Jangan Heran Kalau Kasus Debora Berulang Lagi
Written by rpkfm on 12 September 2017
Dunia kesehatan Indonesia baru saja mendapatkan pelajaran besar lewat tragedi bayi Tiara Debora Simanjorang yang meninggal akibat keterlambatan penanganan melalui ruang khusus unit perawatan intensif untuk anak (PICU). Tapi, jangan heran apabila di masa mendatang kasus yang terjadi di Rumah Sakit Mitra Keluarga Kalideres, Jakarta itu berulang lagi di masa mendatang.
Pemerhati kesehatan dr. Frans Abednego Barus mengatakan kasus serupa akan terulang lagi mengingat belum ada perubahan sistem. Untuk itu, dia mendorong sistem penanganan kesehatan seperti pada kasus tersebut harus segera diperbaiki.

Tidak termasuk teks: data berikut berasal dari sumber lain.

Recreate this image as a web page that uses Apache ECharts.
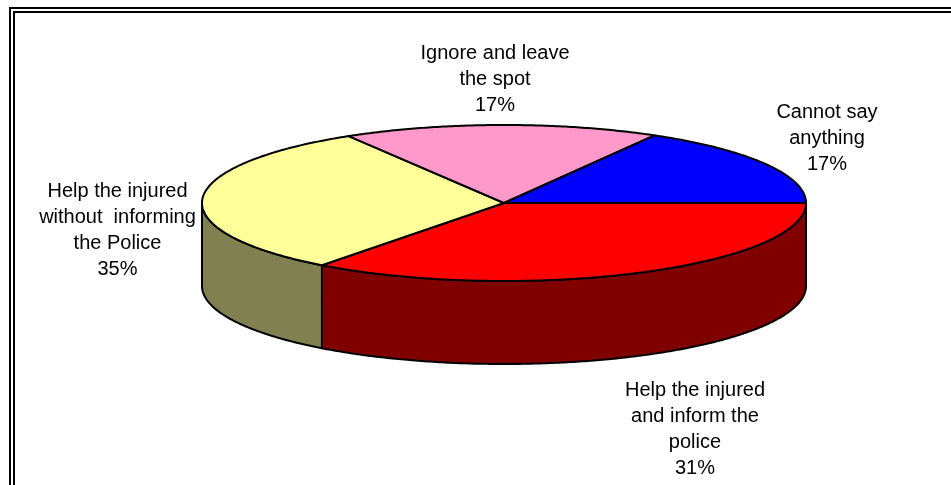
<!DOCTYPE html>
<html><head><meta charset="utf-8">
<style>html,body{margin:0;padding:0;background:#fff}#c{width:951px;height:485px}</style>
<script src="https://cdn.jsdelivr.net/npm/echarts@6/dist/echarts.min.js"></script>
</head><body><div id="c"></div>
<script>
const categories = ['Help the injured\nand inform the\npolice','Help the injured\nwithout  informing\nthe Police','Ignore and leave\nthe spot','Cannot say\nanything'];
const percentLabels = ['31%','35%','17%','17%'];
const sliceShares = [35.3, 31.1, 16.9, 16.7];

const topColors = ['#FF0000','#FFFF99','#FF99CC','#0000FF'];
const sideColors = ['#800000','#808050','#804D66','#000080'];
const labelPos = [[695,429],[117.5,230],[495,79.5],[827,138.5]];

const cx=504, cy=203, rx=302, ry=78, depth=83, lw=2;
const total = sliceShares.reduce((a,b)=>a+b,0);
let acc=0;
const ranges = sliceShares.map(v=>{const s=acc; acc+=v/total*Math.PI*2; return [s,acc];});
const pt=(t,dy)=>[cx+rx*Math.cos(t), cy+ry*Math.sin(t)+(dy||0)];
function arc(a,b,dy){const n=Math.max(2,Math.ceil(Math.abs(b-a)/0.01));const o=[];for(let i=0;i<=n;i++)o.push(pt(a+(b-a)*i/n,dy));return o;}
function renderItem(p,api){
  const i=p.dataIndex, [a,b]=ranges[i];
  const kids=[];
  const ls={stroke:'#000',lineWidth:lw,lineJoin:'round'};
  const sa=a, sb=Math.min(b,Math.PI);
  if(sa<Math.PI){
    const front=arc(sa,sb,0).concat(arc(sb,sa,depth));
    kids.push({type:'polygon',shape:{points:front},style:{fill:sideColors[i],...ls}});
  }
  const top=[[cx,cy]].concat(arc(a,b,0));
  kids.push({type:'polygon',shape:{points:top},style:{fill:topColors[i],...ls},z2:5});
  return {type:'group',children:kids};
}
function labelItem(p,api){
  const i=p.dataIndex;
  return {type:'text',x:labelPos[i][0],y:labelPos[i][1],
    style:{text:categories[i]+'\n'+percentLabels[i],fill:'#000',font:'20px "Liberation Sans"',lineHeight:26,align:'center',verticalAlign:'middle'}};
}
const chart=echarts.init(document.getElementById('c'),null,{renderer:'canvas'});
chart.setOption({
  animation:false,
  xAxis:{show:false,min:0,max:1},yAxis:{show:false,min:0,max:1},
  grid:{left:0,right:0,top:0,bottom:0},
  graphic:[
    {type:'polyline',shape:{points:[[10,485],[10,8],[951,8]]},style:{stroke:'#000',fill:null,lineWidth:2},silent:true},
    {type:'polyline',shape:{points:[[14,485],[14,12],[951,12]]},style:{stroke:'#000',fill:null,lineWidth:2},silent:true}
  ],
  series:[
    {type:'custom',coordinateSystem:'none',renderItem,data:sliceShares,clip:false,silent:true,z:2},
    {type:'custom',coordinateSystem:'none',renderItem:labelItem,data:percentLabels,silent:true,z:3}
  ]
});
</script></body></html>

Sebelumnya, Debora dibawa ke instalasi gawat darurat (IGD) Rumah Sakit Mitra Keluarga Kalideres pada Minggu (3/9) pukul 03.30 dalam kondisi tidak sadar dan tubuh tampak membiru. Dokter melakukan pertolongan dan menganjurkan penanganan selanjutnya di ruang khusus unit perawatan intensif. Namun, dengan syarat penyediaan uang muka sebesar 19,8 juta Rupiah. Karena orangtua Deborah, Henny Silalahi dan Rudianto Simanjorang, tidak mampu maka pasien tetap dirawat di IGD, bukan di PICU sesuai kebutuhan.
“Kalau saya ditanya, bukan dokter atau rumah sakit yang salah. Yang salah adalah sistem,” kata dokter Frans di program Klinik RPK, Selasa (12/09).
Menurut Frans, sistem salah karena tidak dipersiapkan dengan baik. Mulai dari penyuluhan masyarakat, perujukan, bahkan pada pencarian PICU. Maka Frans menilai tidak tepat menyatakan RSMK Kalideres lalai dalam penanganan Debora. Frans menilai pihak rumah sakit hanya tidak arif saja dalam penanganan Deborah.
“Kalau kelalaian, kan, seperti malpraktik. Saya kira itu tidak terjadi dalam kasus ini,” kata Frans.
Fungsi Sosial Menurun
Meski demikian, dr. Frans Abednego Barus menilai fungsi sosial rumah sakit memang terkesan menurun, terutama setelah kasus Deborah mencuat. Kalau dari sisi sosial dan kemanusiaan, kata Frans, sangat menyayangkan kenapa biaya atau uang muka yang ditetapkan harus dilunasi pada saat itu juga. “Ranah kemanusiaan manajemen memang terusik. Di sini perlu kearifan rumah sakit,” sesalnya.
Menurut Frans, kondisi ini imbas dari sistem perawatan rumah sakit dan perangkat lainnya sebagai industri kesehatan. “Dituntut harus ada margin, ada untung, dan harus memikirkan marketing, perawatan dan lain sebagainya dan itu semua ada biaya. Kalau rumah sakit disebut cari untung, ya, (benar). Nggak usah munafik,” kata Frans.